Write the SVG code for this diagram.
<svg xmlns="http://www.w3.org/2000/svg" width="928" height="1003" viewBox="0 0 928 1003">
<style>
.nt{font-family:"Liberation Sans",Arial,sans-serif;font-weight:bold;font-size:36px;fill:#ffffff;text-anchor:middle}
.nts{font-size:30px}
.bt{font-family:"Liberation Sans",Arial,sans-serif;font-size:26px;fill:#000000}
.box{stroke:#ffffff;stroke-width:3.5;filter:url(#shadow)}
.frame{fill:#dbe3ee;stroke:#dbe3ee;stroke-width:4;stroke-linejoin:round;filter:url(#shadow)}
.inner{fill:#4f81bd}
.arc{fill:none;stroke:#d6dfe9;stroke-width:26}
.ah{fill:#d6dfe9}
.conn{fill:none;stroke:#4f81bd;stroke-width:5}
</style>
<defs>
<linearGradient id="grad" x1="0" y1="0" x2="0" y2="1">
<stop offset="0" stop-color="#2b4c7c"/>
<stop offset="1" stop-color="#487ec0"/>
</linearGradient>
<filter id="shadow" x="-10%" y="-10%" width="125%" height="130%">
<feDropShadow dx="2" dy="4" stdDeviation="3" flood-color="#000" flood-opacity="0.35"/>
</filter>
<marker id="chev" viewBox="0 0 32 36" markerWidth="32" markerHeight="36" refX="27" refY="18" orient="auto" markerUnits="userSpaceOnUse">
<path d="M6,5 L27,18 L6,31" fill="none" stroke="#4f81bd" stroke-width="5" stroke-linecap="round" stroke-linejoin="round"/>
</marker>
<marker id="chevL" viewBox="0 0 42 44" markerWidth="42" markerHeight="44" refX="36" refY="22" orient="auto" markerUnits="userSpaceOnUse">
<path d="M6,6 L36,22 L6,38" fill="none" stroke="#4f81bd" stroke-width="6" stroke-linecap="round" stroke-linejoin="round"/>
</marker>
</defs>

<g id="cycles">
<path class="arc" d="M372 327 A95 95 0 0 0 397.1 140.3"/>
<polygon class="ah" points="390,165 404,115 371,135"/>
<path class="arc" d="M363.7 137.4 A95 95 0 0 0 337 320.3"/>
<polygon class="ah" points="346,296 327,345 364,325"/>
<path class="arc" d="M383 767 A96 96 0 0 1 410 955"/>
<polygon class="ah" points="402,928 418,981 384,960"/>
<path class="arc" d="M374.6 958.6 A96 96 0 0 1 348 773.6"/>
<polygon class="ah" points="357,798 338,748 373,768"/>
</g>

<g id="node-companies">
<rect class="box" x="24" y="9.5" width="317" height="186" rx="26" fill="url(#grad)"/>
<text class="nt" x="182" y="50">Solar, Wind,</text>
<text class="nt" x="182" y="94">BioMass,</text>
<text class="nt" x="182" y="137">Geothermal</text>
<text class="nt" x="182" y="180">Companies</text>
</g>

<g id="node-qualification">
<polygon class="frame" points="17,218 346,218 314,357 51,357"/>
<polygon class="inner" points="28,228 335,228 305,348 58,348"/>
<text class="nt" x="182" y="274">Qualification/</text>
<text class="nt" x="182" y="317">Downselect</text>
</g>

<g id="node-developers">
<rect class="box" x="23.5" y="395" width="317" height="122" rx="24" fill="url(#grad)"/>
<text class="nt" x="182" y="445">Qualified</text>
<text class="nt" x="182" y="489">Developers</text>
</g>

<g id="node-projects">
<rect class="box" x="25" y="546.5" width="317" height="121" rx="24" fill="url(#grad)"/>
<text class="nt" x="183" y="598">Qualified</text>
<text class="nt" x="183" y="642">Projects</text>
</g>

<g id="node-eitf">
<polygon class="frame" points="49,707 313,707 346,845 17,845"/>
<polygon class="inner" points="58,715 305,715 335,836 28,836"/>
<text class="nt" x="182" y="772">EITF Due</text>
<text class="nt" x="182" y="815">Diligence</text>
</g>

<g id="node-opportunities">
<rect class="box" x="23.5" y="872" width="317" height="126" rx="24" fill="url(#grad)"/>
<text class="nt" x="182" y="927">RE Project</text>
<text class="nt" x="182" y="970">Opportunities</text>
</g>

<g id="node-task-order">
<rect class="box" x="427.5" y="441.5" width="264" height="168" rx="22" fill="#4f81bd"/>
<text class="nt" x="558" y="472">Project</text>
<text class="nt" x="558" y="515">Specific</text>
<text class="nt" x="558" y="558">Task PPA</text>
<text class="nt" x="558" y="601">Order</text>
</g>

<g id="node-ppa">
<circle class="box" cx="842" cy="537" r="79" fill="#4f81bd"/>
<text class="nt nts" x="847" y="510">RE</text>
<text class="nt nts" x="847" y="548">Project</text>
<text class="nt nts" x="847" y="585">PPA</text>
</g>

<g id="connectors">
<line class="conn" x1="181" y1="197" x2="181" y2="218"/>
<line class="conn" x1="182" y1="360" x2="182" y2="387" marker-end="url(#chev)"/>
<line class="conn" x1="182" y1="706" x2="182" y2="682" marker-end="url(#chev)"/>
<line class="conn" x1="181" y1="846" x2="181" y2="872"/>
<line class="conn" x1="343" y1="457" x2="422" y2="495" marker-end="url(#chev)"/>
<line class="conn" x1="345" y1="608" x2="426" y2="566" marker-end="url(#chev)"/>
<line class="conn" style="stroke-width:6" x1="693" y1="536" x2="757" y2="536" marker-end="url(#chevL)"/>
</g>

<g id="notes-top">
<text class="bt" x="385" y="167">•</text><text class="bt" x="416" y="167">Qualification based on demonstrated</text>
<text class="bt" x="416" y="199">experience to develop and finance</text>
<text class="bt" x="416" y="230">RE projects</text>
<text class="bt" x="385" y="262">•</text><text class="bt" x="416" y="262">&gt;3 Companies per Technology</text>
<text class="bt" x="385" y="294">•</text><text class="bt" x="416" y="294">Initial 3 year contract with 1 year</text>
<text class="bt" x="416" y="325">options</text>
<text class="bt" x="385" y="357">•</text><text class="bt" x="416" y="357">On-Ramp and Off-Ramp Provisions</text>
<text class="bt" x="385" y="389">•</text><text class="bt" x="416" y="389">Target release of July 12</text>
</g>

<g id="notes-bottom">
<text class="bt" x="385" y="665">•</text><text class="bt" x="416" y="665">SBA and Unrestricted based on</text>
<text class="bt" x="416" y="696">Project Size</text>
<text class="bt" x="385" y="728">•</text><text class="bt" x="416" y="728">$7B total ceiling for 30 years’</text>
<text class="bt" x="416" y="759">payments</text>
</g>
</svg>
--
- [SET TASK]
Repeat the material above exactly.

- [WRITTEN REPLY]
Write the SVG code for this diagram.
<svg xmlns="http://www.w3.org/2000/svg" width="928" height="1003" viewBox="0 0 928 1003">
<style>
.nt{font-family:"Liberation Sans",Arial,sans-serif;font-weight:bold;font-size:36px;fill:#ffffff;text-anchor:middle}
.nts{font-size:30px}
.bt{font-family:"Liberation Sans",Arial,sans-serif;font-size:26px;fill:#000000}
.box{stroke:#ffffff;stroke-width:3.5;filter:url(#shadow)}
.frame{fill:#dbe3ee;stroke:#dbe3ee;stroke-width:4;stroke-linejoin:round;filter:url(#shadow)}
.inner{fill:#4f81bd}
.arc{fill:none;stroke:#d6dfe9;stroke-width:26}
.ah{fill:#d6dfe9}
.conn{fill:none;stroke:#4f81bd;stroke-width:5}
</style>
<defs>
<linearGradient id="grad" x1="0" y1="0" x2="0" y2="1">
<stop offset="0" stop-color="#2b4c7c"/>
<stop offset="1" stop-color="#487ec0"/>
</linearGradient>
<filter id="shadow" x="-10%" y="-10%" width="125%" height="130%">
<feDropShadow dx="2" dy="4" stdDeviation="3" flood-color="#000" flood-opacity="0.35"/>
</filter>
<marker id="chev" viewBox="0 0 32 36" markerWidth="32" markerHeight="36" refX="27" refY="18" orient="auto" markerUnits="userSpaceOnUse">
<path d="M6,5 L27,18 L6,31" fill="none" stroke="#4f81bd" stroke-width="5" stroke-linecap="round" stroke-linejoin="round"/>
</marker>
<marker id="chevL" viewBox="0 0 42 44" markerWidth="42" markerHeight="44" refX="36" refY="22" orient="auto" markerUnits="userSpaceOnUse">
<path d="M6,6 L36,22 L6,38" fill="none" stroke="#4f81bd" stroke-width="6" stroke-linecap="round" stroke-linejoin="round"/>
</marker>
</defs>

<g id="cycles">
<path class="arc" d="M372 327 A95 95 0 0 0 397.1 140.3"/>
<polygon class="ah" points="390,165 404,115 371,135"/>
<path class="arc" d="M363.7 137.4 A95 95 0 0 0 337 320.3"/>
<polygon class="ah" points="346,296 327,345 364,325"/>
<path class="arc" d="M383 767 A96 96 0 0 1 410 955"/>
<polygon class="ah" points="402,928 418,981 384,960"/>
<path class="arc" d="M374.6 958.6 A96 96 0 0 1 348 773.6"/>
<polygon class="ah" points="357,798 338,748 373,768"/>
</g>

<g id="node-companies">
<rect class="box" x="24" y="9.5" width="317" height="186" rx="26" fill="url(#grad)"/>
<text class="nt" x="182" y="50">Solar, Wind,</text>
<text class="nt" x="182" y="94">BioMass,</text>
<text class="nt" x="182" y="137">Geothermal</text>
<text class="nt" x="182" y="180">Companies</text>
</g>

<g id="node-qualification">
<polygon class="frame" points="17,218 346,218 314,357 51,357"/>
<polygon class="inner" points="28,228 335,228 305,348 58,348"/>
<text class="nt" x="182" y="274">Qualification/</text>
<text class="nt" x="182" y="317">Downselect</text>
</g>

<g id="node-developers">
<rect class="box" x="23.5" y="395" width="317" height="122" rx="24" fill="url(#grad)"/>
<text class="nt" x="182" y="445">Qualified</text>
<text class="nt" x="182" y="489">Developers</text>
</g>

<g id="node-projects">
<rect class="box" x="25" y="546.5" width="317" height="121" rx="24" fill="url(#grad)"/>
<text class="nt" x="183" y="598">Qualified</text>
<text class="nt" x="183" y="642">Projects</text>
</g>

<g id="node-eitf">
<polygon class="frame" points="49,707 313,707 346,845 17,845"/>
<polygon class="inner" points="58,715 305,715 335,836 28,836"/>
<text class="nt" x="182" y="772">EITF Due</text>
<text class="nt" x="182" y="815">Diligence</text>
</g>

<g id="node-opportunities">
<rect class="box" x="23.5" y="872" width="317" height="126" rx="24" fill="url(#grad)"/>
<text class="nt" x="182" y="927">RE Project</text>
<text class="nt" x="182" y="970">Opportunities</text>
</g>

<g id="node-task-order">
<rect class="box" x="427.5" y="441.5" width="264" height="168" rx="22" fill="#4f81bd"/>
<text class="nt" x="558" y="472">Project</text>
<text class="nt" x="558" y="515">Specific</text>
<text class="nt" x="558" y="558">Task PPA</text>
<text class="nt" x="558" y="601">Order</text>
</g>

<g id="node-ppa">
<circle class="box" cx="842" cy="537" r="79" fill="#4f81bd"/>
<text class="nt nts" x="847" y="510">RE</text>
<text class="nt nts" x="847" y="548">Project</text>
<text class="nt nts" x="847" y="585">PPA</text>
</g>

<g id="connectors">
<line class="conn" x1="181" y1="197" x2="181" y2="218"/>
<line class="conn" x1="182" y1="360" x2="182" y2="387" marker-end="url(#chev)"/>
<line class="conn" x1="182" y1="706" x2="182" y2="682" marker-end="url(#chev)"/>
<line class="conn" x1="181" y1="846" x2="181" y2="872"/>
<line class="conn" x1="343" y1="457" x2="422" y2="495" marker-end="url(#chev)"/>
<line class="conn" x1="345" y1="608" x2="426" y2="566" marker-end="url(#chev)"/>
<line class="conn" style="stroke-width:6" x1="693" y1="536" x2="757" y2="536" marker-end="url(#chevL)"/>
</g>

<g id="notes-top">
<text class="bt" x="385" y="167">•</text><text class="bt" x="416" y="167">Qualification based on demonstrated</text>
<text class="bt" x="416" y="199">experience to develop and finance</text>
<text class="bt" x="416" y="230">RE projects</text>
<text class="bt" x="385" y="262">•</text><text class="bt" x="416" y="262">&gt;3 Companies per Technology</text>
<text class="bt" x="385" y="294">•</text><text class="bt" x="416" y="294">Initial 3 year contract with 1 year</text>
<text class="bt" x="416" y="325">options</text>
<text class="bt" x="385" y="357">•</text><text class="bt" x="416" y="357">On-Ramp and Off-Ramp Provisions</text>
<text class="bt" x="385" y="389">•</text><text class="bt" x="416" y="389">Target release of July 12</text>
</g>

<g id="notes-bottom">
<text class="bt" x="385" y="665">•</text><text class="bt" x="416" y="665">SBA and Unrestricted based on</text>
<text class="bt" x="416" y="696">Project Size</text>
<text class="bt" x="385" y="728">•</text><text class="bt" x="416" y="728">$7B total ceiling for 30 years’</text>
<text class="bt" x="416" y="759">payments</text>
</g>
</svg>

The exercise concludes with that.